* RECORDED INFORMATION:
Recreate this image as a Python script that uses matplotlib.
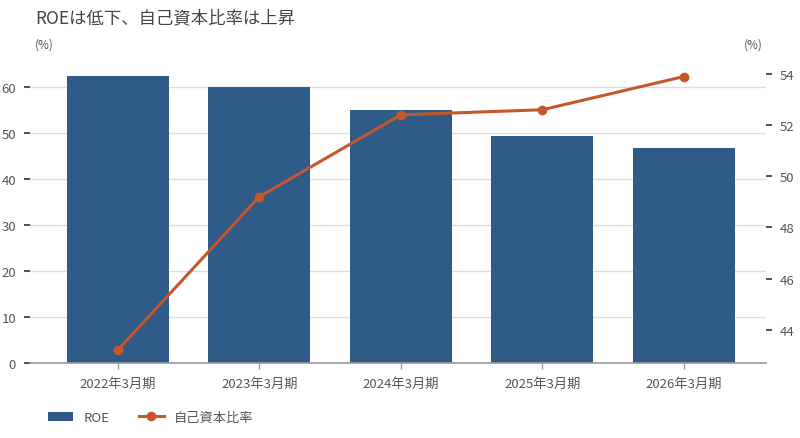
import matplotlib.pyplot as plt
from matplotlib.lines import Line2D
from matplotlib.patches import Patch

plt.rcParams["font.family"] = ["Noto Sans CJK JP", "DejaVu Sans"]

# data
periods = ["2022年3月期", "2023年3月期", "2024年3月期", "2025年3月期", "2026年3月期"]
roe = [62.4, 60.0, 55.0, 49.3, 46.7]
equity_ratio = [43.2, 49.2, 52.4, 52.6, 53.9]
left_ticks = [0, 10, 20, 30, 40, 50, 60]
right_ticks = [44, 46, 48, 50, 52, 54]

bar_color = "#2e5b87"
line_color = "#c4572c"
text_color = "#555555"

fig = plt.figure(figsize=(8, 4.39), dpi=100)
ax = fig.add_axes([0.0375, 0.171, 0.92, 0.681])
ax2 = ax.twinx()

x = list(range(len(periods)))
ax.bar(x, roe, width=0.72, color=bar_color, zorder=2)
ax2.plot(x, equity_ratio, color=line_color, linewidth=2.2, marker="o",
         markersize=6, zorder=3)

ax.set_xlim(-0.62, 4.58)
ax.set_ylim(0, 65)
ax2.set_ylim(42.7, 54.39)
ax.set_yticks(left_ticks)
ax2.set_yticks(right_ticks)
ax.set_xticks(x)
ax.set_xticklabels(periods)

ax.grid(axis="y", color="#dddddd", linewidth=1, zorder=0)
ax.set_axisbelow(True)

for a in (ax, ax2):
    for s in ("top", "left", "right", "bottom"):
        a.spines[s].set_visible(False)
ax.spines["bottom"].set_visible(True)
ax.spines["bottom"].set_color("#999999")
ax.spines["bottom"].set_linewidth(1.2)

ax.tick_params(axis="y", length=4, width=1.2, color="#333333",
               labelsize=9.5, labelcolor=text_color, pad=6)
ax2.tick_params(axis="y", length=4, width=1.2, color="#333333",
                labelsize=9.5, labelcolor=text_color, pad=6)
ax.tick_params(axis="x", length=4, width=1, color="#999999",
               labelsize=9.5, labelcolor=text_color, pad=6)

fig.text(0.044, 0.958, "ROEは低下、自己資本比率は上昇", fontsize=12.5,
         color="#444444", va="center", ha="left")
fig.text(0.044, 0.897, "(%)", fontsize=8.5, color=text_color,
         va="center", ha="left")
fig.text(0.93, 0.897, "(%)", fontsize=8.5, color=text_color,
         va="center", ha="left")

handles = [
    Patch(facecolor=bar_color, label="ROE"),
    Line2D([0], [0], color=line_color, linewidth=2.2, marker="o",
           markersize=6, label="自己資本比率"),
]
fig.legend(handles=handles, loc="center left", bbox_to_anchor=(0.045, 0.047),
           ncol=2, frameon=False, fontsize=9.5, labelcolor=text_color,
           handlelength=1.9, columnspacing=2.2, handletextpad=0.8)

fig.savefig("out.png", dpi=100)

* WRITTEN INSTRUCTION: Output a faithful copy of the data, with each picture left out.

* TASK RESPONSE:
Recreate this image as a Python script that uses matplotlib.
import matplotlib.pyplot as plt
from matplotlib.lines import Line2D
from matplotlib.patches import Patch

plt.rcParams["font.family"] = ["Noto Sans CJK JP", "DejaVu Sans"]

# data
periods = ["2022年3月期", "2023年3月期", "2024年3月期", "2025年3月期", "2026年3月期"]
roe = [62.4, 60.0, 55.0, 49.3, 46.7]
equity_ratio = [43.2, 49.2, 52.4, 52.6, 53.9]
left_ticks = [0, 10, 20, 30, 40, 50, 60]
right_ticks = [44, 46, 48, 50, 52, 54]

bar_color = "#2e5b87"
line_color = "#c4572c"
text_color = "#555555"

fig = plt.figure(figsize=(8, 4.39), dpi=100)
ax = fig.add_axes([0.0375, 0.171, 0.92, 0.681])
ax2 = ax.twinx()

x = list(range(len(periods)))
ax.bar(x, roe, width=0.72, color=bar_color, zorder=2)
ax2.plot(x, equity_ratio, color=line_color, linewidth=2.2, marker="o",
         markersize=6, zorder=3)

ax.set_xlim(-0.62, 4.58)
ax.set_ylim(0, 65)
ax2.set_ylim(42.7, 54.39)
ax.set_yticks(left_ticks)
ax2.set_yticks(right_ticks)
ax.set_xticks(x)
ax.set_xticklabels(periods)

ax.grid(axis="y", color="#dddddd", linewidth=1, zorder=0)
ax.set_axisbelow(True)

for a in (ax, ax2):
    for s in ("top", "left", "right", "bottom"):
        a.spines[s].set_visible(False)
ax.spines["bottom"].set_visible(True)
ax.spines["bottom"].set_color("#999999")
ax.spines["bottom"].set_linewidth(1.2)

ax.tick_params(axis="y", length=4, width=1.2, color="#333333",
               labelsize=9.5, labelcolor=text_color, pad=6)
ax2.tick_params(axis="y", length=4, width=1.2, color="#333333",
                labelsize=9.5, labelcolor=text_color, pad=6)
ax.tick_params(axis="x", length=4, width=1, color="#999999",
               labelsize=9.5, labelcolor=text_color, pad=6)

fig.text(0.044, 0.958, "ROEは低下、自己資本比率は上昇", fontsize=12.5,
         color="#444444", va="center", ha="left")
fig.text(0.044, 0.897, "(%)", fontsize=8.5, color=text_color,
         va="center", ha="left")
fig.text(0.93, 0.897, "(%)", fontsize=8.5, color=text_color,
         va="center", ha="left")

handles = [
    Patch(facecolor=bar_color, label="ROE"),
    Line2D([0], [0], color=line_color, linewidth=2.2, marker="o",
           markersize=6, label="自己資本比率"),
]
fig.legend(handles=handles, loc="center left", bbox_to_anchor=(0.045, 0.047),
           ncol=2, frameon=False, fontsize=9.5, labelcolor=text_color,
           handlelength=1.9, columnspacing=2.2, handletextpad=0.8)

fig.savefig("out.png", dpi=100)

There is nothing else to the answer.